* [Provided material]:
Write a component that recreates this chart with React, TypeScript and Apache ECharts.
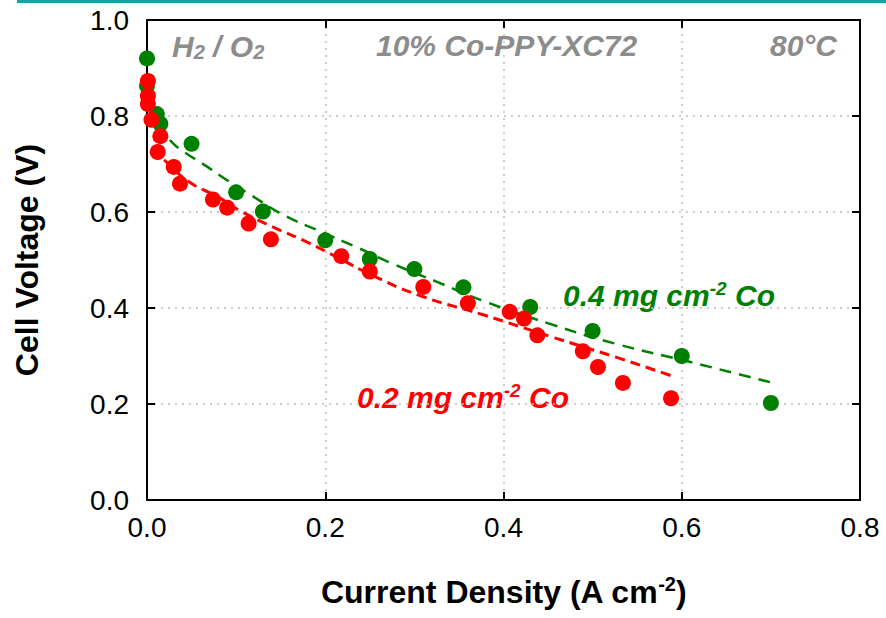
import React, { useEffect, useRef } from "react";
import * as echarts from "echarts";

// Measured points (current density A/cm2, cell voltage V)
const greenX = [0, 0, 0.011, 0.015, 0.05, 0.1, 0.13, 0.2, 0.25, 0.3, 0.355, 0.43, 0.5, 0.6, 0.7];
const greenY = [0.92, 0.863, 0.804, 0.784, 0.742, 0.641, 0.601, 0.541, 0.502, 0.481, 0.443, 0.402, 0.352, 0.3, 0.202];

const redX = [0.001, 0.001, 0.001, 0.005, 0.015, 0.012, 0.03, 0.037, 0.074, 0.09, 0.114, 0.139, 0.218, 0.25, 0.31, 0.36, 0.407, 0.423, 0.438, 0.489, 0.506, 0.534, 0.588];
const redY = [0.873, 0.842, 0.825, 0.792, 0.758, 0.725, 0.694, 0.659, 0.626, 0.609, 0.576, 0.543, 0.508, 0.476, 0.444, 0.41, 0.392, 0.378, 0.343, 0.31, 0.277, 0.244, 0.212];

// Dashed fit curves
const greenFitX = [0.01, 0.026, 0.037, 0.067, 0.09, 0.116, 0.153, 0.194, 0.236, 0.276, 0.326, 0.377, 0.452, 0.527, 0.602, 0.7];
const greenFitY = [0.78, 0.749, 0.731, 0.695, 0.666, 0.636, 0.594, 0.56, 0.526, 0.492, 0.454, 0.415, 0.367, 0.325, 0.291, 0.245];

const redFitX = [0.008, 0.018, 0.048, 0.079, 0.104, 0.141, 0.18, 0.217, 0.254, 0.306, 0.377, 0.452, 0.527, 0.588];
const redFitY = [0.735, 0.711, 0.662, 0.632, 0.603, 0.569, 0.537, 0.502, 0.467, 0.426, 0.386, 0.341, 0.297, 0.259];

const xTicks = [0, 0.2, 0.4, 0.6, 0.8];
const yTicks = [0, 0.2, 0.4, 0.6, 0.8, 1.0];

const zip = (a: number[], b: number[]) => a.map((v, i) => [v, b[i]]);

export default function App() {
  const ref = useRef<HTMLDivElement>(null);
  useEffect(() => {
    if (!ref.current) return;
    const chart = echarts.init(ref.current, null, { renderer: "svg" });
    const font = "Liberation Sans, Arial, sans-serif";
    const axisCommon = {
      type: "value" as const,
      axisLine: { show: true, onZero: false, lineStyle: { color: "#000", width: 2 } },
      axisTick: { show: true, inside: true, length: 8, lineStyle: { color: "#000", width: 2 } },
    };
    const gridLine = { show: true, lineStyle: { color: "#bdbdbd", type: [2, 5] as any, width: 1.5 } };
    const supStyle = (c: string) => ({
      fontSize: 19, fontWeight: "bold", fontStyle: "italic", color: c, fontFamily: font,
      verticalAlign: "top", padding: [0, 0, 14, 0],
    });
    chart.setOption({
      animation: false,
      backgroundColor: "#fff",
      grid: { left: 147, top: 20, width: 713, height: 480, containLabel: false, outerBoundsMode: "none" },
      xAxis: [
        {
          ...axisCommon,
          position: "bottom",
          min: xTicks[0],
          max: xTicks[xTicks.length - 1],
          interval: 0.2,
          splitLine: gridLine,
          axisLabel: { formatter: (v: number) => v.toFixed(1), fontSize: 28, color: "#000", fontFamily: font, margin: 13 },
          name: "Current Density (A cm{s|-2})",
          nameLocation: "middle",
          nameGap: 74,
          nameTextStyle: {
            fontSize: 32, fontWeight: "bold", color: "#000", fontFamily: font,
            rich: { s: { fontSize: 20, fontWeight: "bold", color: "#000", fontFamily: font, verticalAlign: "top", padding: [0, 0, 16, 0] } },
          },
        },
        {
          ...axisCommon,
          position: "top",
          min: xTicks[0],
          max: xTicks[xTicks.length - 1],
          interval: 0.2,
          splitLine: { show: false },
          axisLabel: { show: false },
        },
      ],
      yAxis: [
        {
          ...axisCommon,
          position: "left",
          min: yTicks[0],
          max: yTicks[yTicks.length - 1],
          interval: 0.2,
          splitLine: gridLine,
          axisLabel: { formatter: (v: number) => v.toFixed(1), fontSize: 28, color: "#000", fontFamily: font, margin: 18 },
          name: "Cell Voltage (V)",
          nameLocation: "middle",
          nameGap: 104,
          nameTextStyle: { fontSize: 32, fontWeight: "bold", color: "#000", fontFamily: font },
        },
        {
          ...axisCommon,
          position: "right",
          min: yTicks[0],
          max: yTicks[yTicks.length - 1],
          interval: 0.2,
          splitLine: { show: false },
          axisLabel: { show: false },
        },
      ],
      series: [
        {
          type: "line",
          data: zip(greenFitX, greenFitY),
          smooth: true,
          showSymbol: false,
          symbol: "none",
          lineStyle: { color: "#008000", width: 2.5, type: [12, 8] },
          z: 2,
        },
        {
          type: "line",
          data: zip(redFitX, redFitY),
          smooth: true,
          showSymbol: false,
          symbol: "none",
          lineStyle: { color: "#ff0000", width: 3, type: [10, 6] },
          z: 2,
        },
        {
          type: "scatter",
          data: zip(greenX, greenY),
          symbol: "circle",
          symbolSize: 16,
          itemStyle: { color: "#008000", opacity: 1 },
          z: 3,
        },
        {
          type: "scatter",
          data: zip(redX, redY),
          symbol: "circle",
          symbolSize: 16,
          itemStyle: { color: "#ff0000", opacity: 1 },
          z: 4,
        },
      ],
      graphic: [
        { type: "rect", shape: { x: 17, y: 0, width: 869, height: 3 }, style: { fill: "#17a3a3" } },
        {
          type: "text", x: 172, y: 30,
          style: {
            text: "H{s|2} / O{s|2}",
            font: `italic bold 30px ${font}`, fill: "#8c8c8c",
            rich: { s: { fontSize: 20, fontWeight: "bold", fontStyle: "italic", color: "#8c8c8c", fontFamily: font, verticalAlign: "bottom", padding: [12, 0, 0, 0] } },
          },
        },
        { type: "text", x: 376, y: 30, style: { text: "10% Co-PPY-XC72", font: `italic bold 30px ${font}`, fill: "#8c8c8c" } },
        { type: "text", x: 770, y: 30, style: { text: "80°C", font: `italic bold 30px ${font}`, fill: "#8c8c8c" } },
        {
          type: "text", x: 563, y: 279,
          style: {
            text: "0.4 mg cm{s|-2} Co",
            font: `italic bold 30px ${font}`, fill: "#008000",
            rich: { s: supStyle("#008000") },
          },
        },
        {
          type: "text", x: 357, y: 381,
          style: {
            text: "0.2 mg cm{s|-2} Co",
            font: `italic bold 30px ${font}`, fill: "#ff0000",
            rich: { s: supStyle("#ff0000") },
          },
        },
      ],
    });
    return () => chart.dispose();
  }, []);
  return <div ref={ref} style={{ position: "fixed", left: 0, top: 0, width: 886, height: 618 }} />;
}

* [Objective]: Reproduce the material above from its first line through the line containing "0.277, 0.244, 0.212];", both ends included, and skip every picture.

* [Task output]:
Write a component that recreates this chart with React, TypeScript and Apache ECharts.
import React, { useEffect, useRef } from "react";
import * as echarts from "echarts";

// Measured points (current density A/cm2, cell voltage V)
const greenX = [0, 0, 0.011, 0.015, 0.05, 0.1, 0.13, 0.2, 0.25, 0.3, 0.355, 0.43, 0.5, 0.6, 0.7];
const greenY = [0.92, 0.863, 0.804, 0.784, 0.742, 0.641, 0.601, 0.541, 0.502, 0.481, 0.443, 0.402, 0.352, 0.3, 0.202];

const redX = [0.001, 0.001, 0.001, 0.005, 0.015, 0.012, 0.03, 0.037, 0.074, 0.09, 0.114, 0.139, 0.218, 0.25, 0.31, 0.36, 0.407, 0.423, 0.438, 0.489, 0.506, 0.534, 0.588];
const redY = [0.873, 0.842, 0.825, 0.792, 0.758, 0.725, 0.694, 0.659, 0.626, 0.609, 0.576, 0.543, 0.508, 0.476, 0.444, 0.41, 0.392, 0.378, 0.343, 0.31, 0.277, 0.244, 0.212];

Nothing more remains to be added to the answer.